What are the lines from the one with "Emit a Python" through the one with "from matplotlib.ticker import FixedLocator, MultipleLocator", inclusive? Output them exactly, and leave out the pictures.

Dataset records:

▬▬▬▬▬▬▬▬▬▬

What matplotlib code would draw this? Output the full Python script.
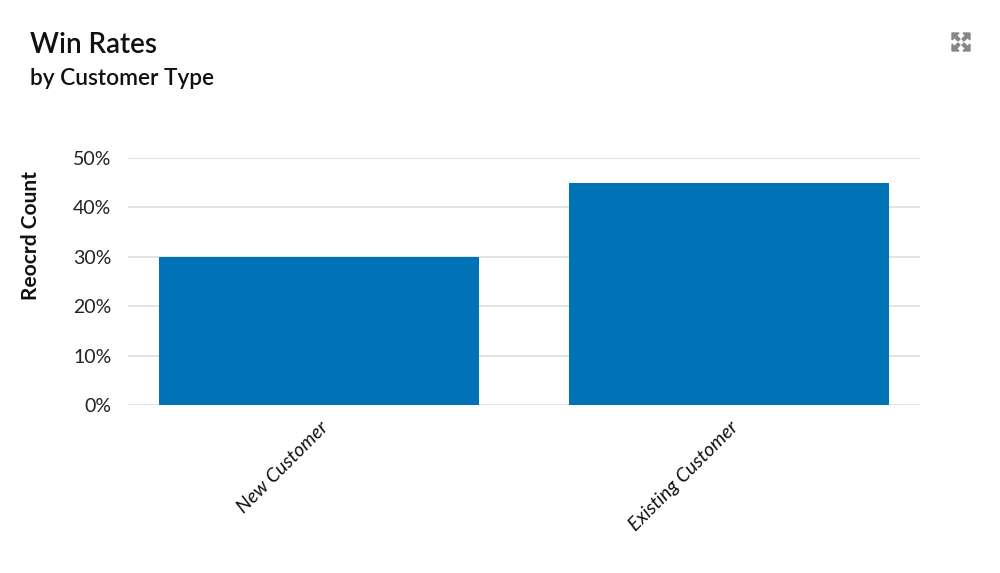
import matplotlib
matplotlib.use("Agg")
import matplotlib.pyplot as plt
from matplotlib.patches import Polygon
from matplotlib.ticker import FuncFormatter

categories = ["New Customer", "Existing Customer"]
win_rates = [30, 45]
y_ticks = [0, 10, 20, 30, 40, 50]

plt.rcParams['font.family'] = ['Lato', 'DejaVu Sans']

fig = plt.figure(figsize=(10, 5.73), dpi=100)
ax = fig.add_axes([0.128, 0.2932, 0.792, 0.4311])

x = list(range(len(categories)))
ax.bar(x, win_rates, width=0.78, color="#0073B7", zorder=3)
ax.set_xlim(-0.466, len(categories) - 1 + 0.466)
ax.set_ylim(0, 50)
ax.set_yticks(y_ticks)
ax.yaxis.set_major_formatter(FuncFormatter(lambda v, p: f"{int(v)}%"))
ax.grid(axis="y", color="#e0e0e0", linewidth=1.3, zorder=0)
for s in ax.spines.values():
    s.set_visible(False)
ax.tick_params(axis="y", length=0, labelsize=14, colors="#222222", pad=12)
ax.set_xticks(x)
ax.set_xticklabels(categories, rotation=45, ha="right", rotation_mode="anchor",
                   fontsize=14, style="italic", color="#111111")
ax.tick_params(axis="x", length=0, pad=10)
ax.set_ylabel("Reocrd Count", fontsize=15, fontweight="bold", color="#111111")
ax.yaxis.set_label_coords(-0.110, 0.685)

fig.text(0.030, 0.921, "Win Rates", fontsize=20, fontweight="semibold", color="#111111", va="center", ha="left")
fig.text(0.030, 0.863, "by Customer Type", fontsize=16.3, fontweight="semibold", color="#111111", va="center", ha="left")

# expand icon (decoration)
W, H = 1000, 573
def pt(px, py):
    return (px / W, 1 - py / H)
gray = "#888888"
cx, cy = 961, 42
for sx in (-1, 1):
    for sy in (-1, 1):
        ox, oy = cx + sx * 9, cy + sy * 9
        tri = [pt(ox, oy), pt(ox - sx * 7, oy), pt(ox, oy - sy * 7)]
        fig.patches.append(Polygon(tri, closed=True, transform=fig.transFigure, color=gray))
        tri2 = [pt(ox - sx * 3, oy - sy * 1), pt(ox - sx * 8, oy - sy * 6), pt(ox - sx * 6, oy - sy * 8), pt(ox - sx * 1, oy - sy * 3)]
        fig.patches.append(Polygon(tri2, closed=True, transform=fig.transFigure, color=gray))

fig.savefig("out.png", dpi=100, facecolor="white")
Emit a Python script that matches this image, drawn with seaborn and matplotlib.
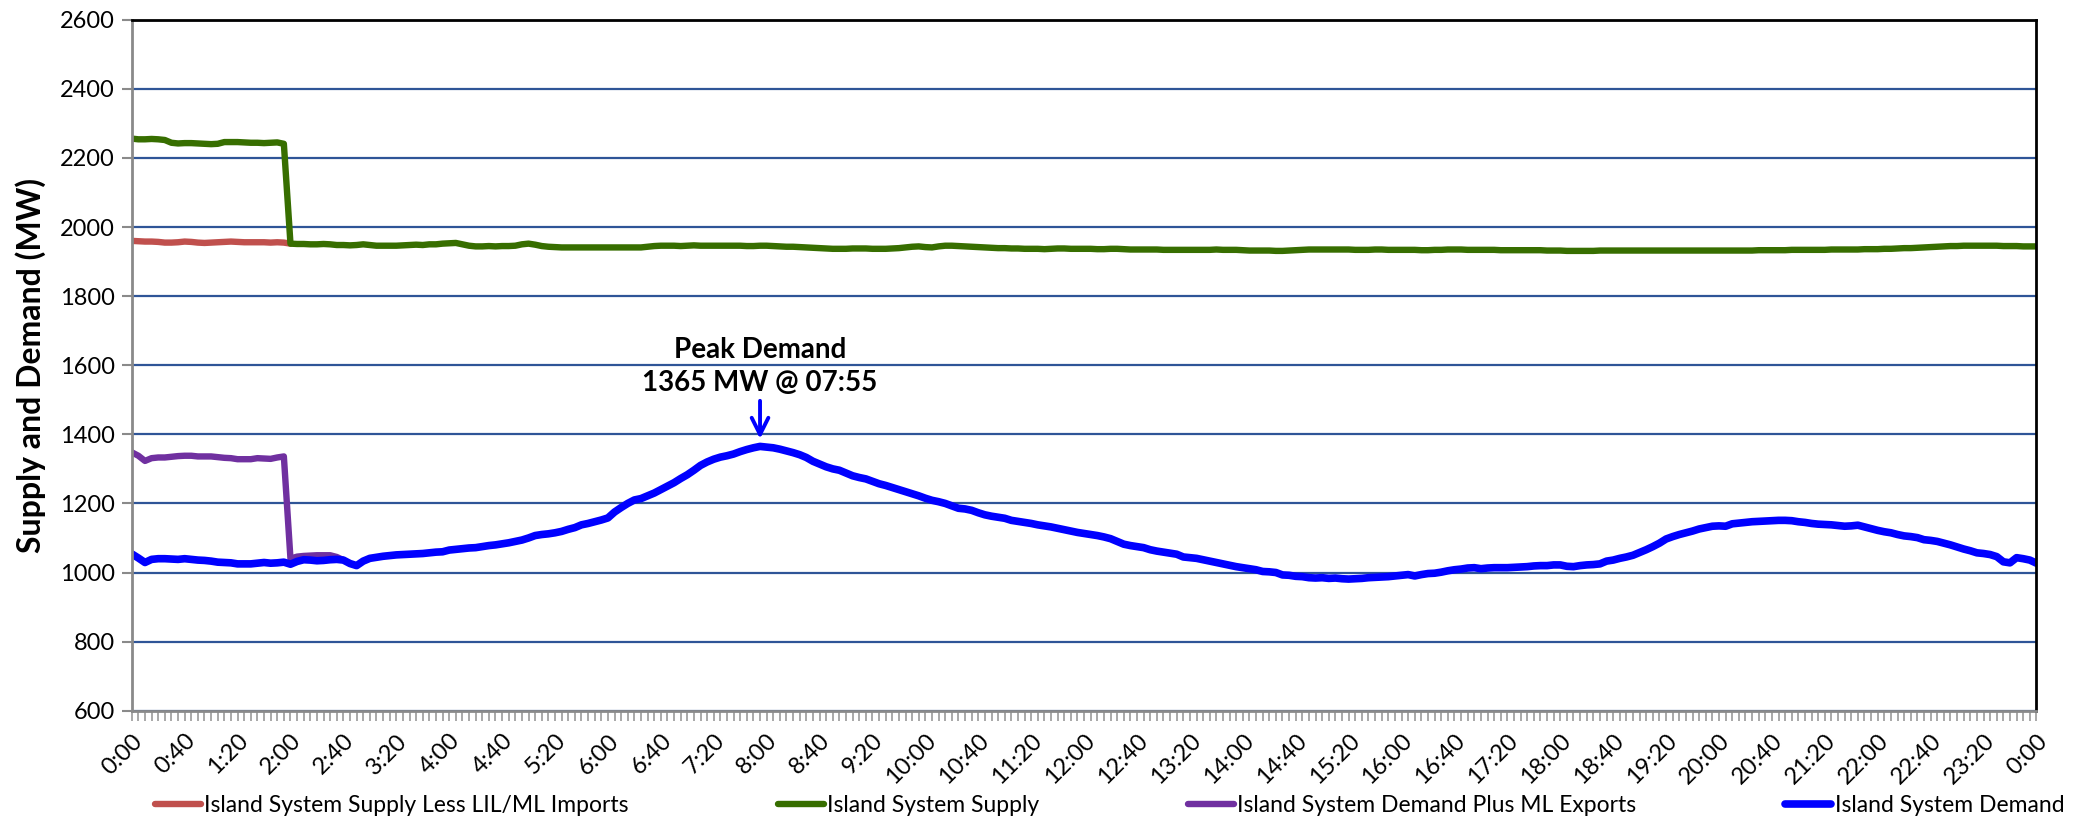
import numpy as np
import pandas as pd
import seaborn as sns
import matplotlib.pyplot as plt
from matplotlib.ticker import FixedLocator, MultipleLocator

# 5-minute readings, 0:00 .. 24:00 (289 points)
demand = [
    1054, 1042, 1029, 1038, 1040, 1040, 1039, 1038, 1040, 1038, 1036, 1035,
    1033, 1030, 1029, 1028, 1025, 1025, 1025, 1027, 1029, 1027, 1028, 1030,
    1024, 1032, 1037, 1036, 1034, 1035, 1037, 1038, 1036, 1026, 1020, 1033,
    1041, 1044, 1047, 1049, 1051, 1052, 1053, 1054, 1055, 1057, 1059, 1060,
    1065, 1067, 1069, 1071, 1072, 1075, 1078, 1080, 1083, 1086, 1090, 1094,
    1100, 1107, 1110, 1112, 1115, 1119, 1125, 1130, 1138, 1142, 1147, 1152,
    1158, 1175, 1188, 1200, 1210, 1214, 1222, 1230, 1240, 1250, 1260, 1272,
    1283, 1296, 1310, 1320, 1328, 1334, 1338, 1343, 1350, 1356, 1361, 1365,
    1363, 1361, 1357, 1352, 1347, 1341, 1333, 1322, 1314, 1306, 1300, 1296,
    1288, 1280, 1275, 1271, 1264, 1257, 1252, 1246, 1240, 1234, 1228, 1222,
    1215, 1209, 1205, 1200, 1193, 1186, 1184, 1180, 1173, 1167, 1163, 1160,
    1157, 1151, 1148, 1145, 1142, 1138, 1135, 1132, 1128, 1124, 1120, 1116,
    1113, 1110, 1107, 1103, 1098, 1090, 1082, 1078, 1075, 1072, 1066, 1062,
    1059, 1056, 1053, 1045, 1043, 1041, 1037, 1033, 1029, 1025, 1021, 1017,
    1014, 1011, 1008, 1003, 1002, 1000, 993, 992, 989, 988, 985, 984,
    985, 983, 984, 982, 981, 982, 983, 985, 986, 987, 988, 990,
    992, 994, 990, 994, 997, 998, 1001, 1005, 1008, 1010, 1013, 1014,
    1011, 1013, 1014, 1014, 1014, 1015, 1016, 1017, 1019, 1020, 1020, 1022,
    1022, 1018, 1017, 1020, 1022, 1023, 1025, 1033, 1036, 1041, 1045, 1050,
    1058, 1066, 1075, 1085, 1097, 1104, 1110, 1115, 1120, 1126, 1130, 1134,
    1135, 1134, 1141, 1143, 1145, 1147, 1148, 1149, 1150, 1151, 1151, 1150,
    1147, 1145, 1142, 1140, 1139, 1138, 1136, 1134, 1135, 1137, 1132, 1127,
    1122, 1118, 1115, 1110, 1106, 1104, 1101, 1095, 1093, 1090, 1085, 1080,
    1074, 1068, 1063, 1057, 1055, 1052, 1046, 1031, 1028, 1043, 1040, 1036,
    1027,
]

supply = [
    2256, 2254, 2254, 2255, 2254, 2252, 2244, 2242, 2243, 2243, 2242, 2241,
    2240, 2241, 2246, 2246, 2246, 2245, 2244, 2244, 2243, 2244, 2245, 2241,
    1952, 1951, 1951, 1950, 1950, 1951, 1950, 1948, 1948, 1947, 1948, 1950,
    1948, 1946, 1946, 1946, 1946, 1947, 1948, 1949, 1948, 1950, 1950, 1952,
    1953, 1954, 1950, 1946, 1944, 1944, 1945, 1944, 1945, 1945, 1946, 1950,
    1952, 1949, 1945, 1943, 1942, 1941, 1941, 1941, 1941, 1941, 1941, 1941,
    1941, 1941, 1941, 1941, 1941, 1941, 1943, 1945, 1946, 1946, 1946, 1945,
    1946, 1947, 1946, 1946, 1946, 1946, 1946, 1946, 1946, 1945, 1945, 1946,
    1946, 1945, 1944, 1943, 1943, 1942, 1941, 1940, 1939, 1938, 1937, 1937,
    1937, 1938, 1938, 1938, 1937, 1937, 1937, 1938, 1939, 1941, 1943, 1944,
    1942, 1941, 1944, 1946, 1946, 1945, 1944, 1943, 1942, 1941, 1940, 1939,
    1939, 1938, 1938, 1937, 1937, 1937, 1936, 1937, 1938, 1938, 1937, 1937,
    1937, 1937, 1936, 1936, 1937, 1937, 1936, 1935, 1935, 1935, 1935, 1935,
    1934, 1934, 1934, 1934, 1934, 1934, 1934, 1934, 1935, 1934, 1934, 1934,
    1933, 1932, 1932, 1932, 1932, 1931, 1931, 1932, 1933, 1934, 1935, 1935,
    1935, 1935, 1935, 1935, 1935, 1934, 1934, 1934, 1935, 1935, 1934, 1934,
    1934, 1934, 1934, 1933, 1933, 1934, 1934, 1935, 1935, 1935, 1934, 1934,
    1934, 1934, 1934, 1933, 1933, 1933, 1933, 1933, 1933, 1933, 1932, 1932,
    1932, 1931, 1931, 1931, 1931, 1931, 1932, 1932, 1932, 1932, 1932, 1932,
    1932, 1932, 1932, 1932, 1932, 1932, 1932, 1932, 1932, 1932, 1932, 1932,
    1932, 1932, 1932, 1932, 1932, 1932, 1933, 1933, 1933, 1933, 1933, 1934,
    1934, 1934, 1934, 1934, 1934, 1935, 1935, 1935, 1935, 1935, 1936, 1936,
    1936, 1937, 1937, 1938, 1939, 1939, 1940, 1941, 1942, 1943, 1944, 1945,
    1945, 1946, 1946, 1946, 1946, 1946, 1946, 1945, 1945, 1945, 1944, 1944,
    1944,
]

# these two only differ from supply / demand until about 2:00 - 2:40,
# afterwards they sit underneath the other lines
supply_less_imports = [
    1960, 1959, 1958, 1958, 1957, 1955, 1955, 1956, 1958, 1957, 1955, 1954,
    1955, 1956, 1957, 1958, 1957, 1956, 1956, 1956, 1956, 1955, 1956, 1955,
    1952,
]
demand_plus_exports = [
    1348, 1338, 1323, 1331, 1333, 1333, 1335, 1337, 1338, 1338, 1336, 1336,
    1336, 1334, 1332, 1331, 1328, 1328, 1328, 1331, 1330, 1329, 1333, 1336,
    1040, 1046, 1048, 1049, 1050, 1050, 1050, 1045, 1036,
]

tick_labels = [f"{(m // 60) % 24}:{m % 60:02d}" for m in range(0, 24 * 60 + 1, 40)]

steps = np.arange(len(demand))
df = pd.DataFrame({"step": steps, "demand": demand, "supply": supply})

sns.set_theme(style="white")
plt.rcParams["font.family"] = ["Lato", "DejaVu Sans"]

fig = plt.figure(figsize=(20.78, 8.24), dpi=100)
ax = fig.add_axes([0.0634, 0.1375, 0.9166, 0.8385])

lw = 4.6
sns.lineplot(x=np.arange(len(supply_less_imports)), y=supply_less_imports, ax=ax,
             color="#C0504D", lw=lw, label="Island System Supply Less LIL/ML Imports")
sns.lineplot(data=df, x="step", y="supply", ax=ax, color="#376E00", lw=lw,
             label="Island System Supply")
sns.lineplot(x=np.arange(len(demand_plus_exports)), y=demand_plus_exports, ax=ax,
             color="#7030A0", lw=lw, label="Island System Demand Plus ML Exports")
sns.lineplot(data=df, x="step", y="demand", ax=ax, color="#0000FF", lw=lw + 0.9,
             label="Island System Demand")

ax.set_xlim(0, len(demand) - 1)
ax.set_ylim(600, 2600)
ax.set_yticks(range(600, 2601, 200))
ax.yaxis.grid(True, color="#2F5597", lw=1.6)
ax.xaxis.grid(False)
ax.set_axisbelow(True)

ax.xaxis.set_major_locator(FixedLocator(range(0, len(demand), 8)))
ax.xaxis.set_minor_locator(MultipleLocator(1))
ax.set_xticklabels(tick_labels, rotation=45, ha="right", rotation_mode="anchor")
ax.tick_params(axis="x", which="both", direction="out", length=7, width=1.2,
               color="#9a9a9a", bottom=True, labelsize=17, pad=7)
ax.tick_params(axis="y", direction="out", length=7, width=1.5, color="#8a8a8a",
               left=True, labelsize=17, pad=5)

for side in ("left", "bottom"):
    ax.spines[side].set_color("#8a8a8a")
    ax.spines[side].set_linewidth(2)
for side in ("top", "right"):
    ax.spines[side].set_color("black")
    ax.spines[side].set_linewidth(2)

ax.set_xlabel("")
ax.set_ylabel("Supply and Demand (MW)", fontsize=23, fontweight="bold",
              color="black", labelpad=10)
for lab in ax.get_xticklabels() + ax.get_yticklabels():
    lab.set_color("black")

peak_i = int(np.argmax(demand))
ax.text(peak_i, 1510, "Peak Demand\n1365 MW @ 07:55", ha="center", va="bottom",
        fontsize=20, fontweight="bold", linespacing=1.35, color="black")
ax.annotate("", xy=(peak_i, demand[peak_i] + 14), xytext=(peak_i, 1505),
            arrowprops=dict(arrowstyle="->", color="#0000FF", lw=2.8,
                            mutation_scale=30))

leg = ax.legend(loc="center", bbox_to_anchor=(0.534, 0.022),
                bbox_transform=fig.transFigure, ncol=4, frameon=False, fontsize=16.5,
                handlelength=2.0, handletextpad=0.15, columnspacing=6.5,
                borderaxespad=0, borderpad=0)
for t in leg.get_texts():
    t.set_color("black")

fig.savefig("out.png", dpi=100)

▬▬▬▬▬▬▬▬▬▬

REPLY TO THE EXERCISE:
Emit a Python script that matches this image, drawn with seaborn and matplotlib.
import numpy as np
import pandas as pd
import seaborn as sns
import matplotlib.pyplot as plt
from matplotlib.ticker import FixedLocator, MultipleLocator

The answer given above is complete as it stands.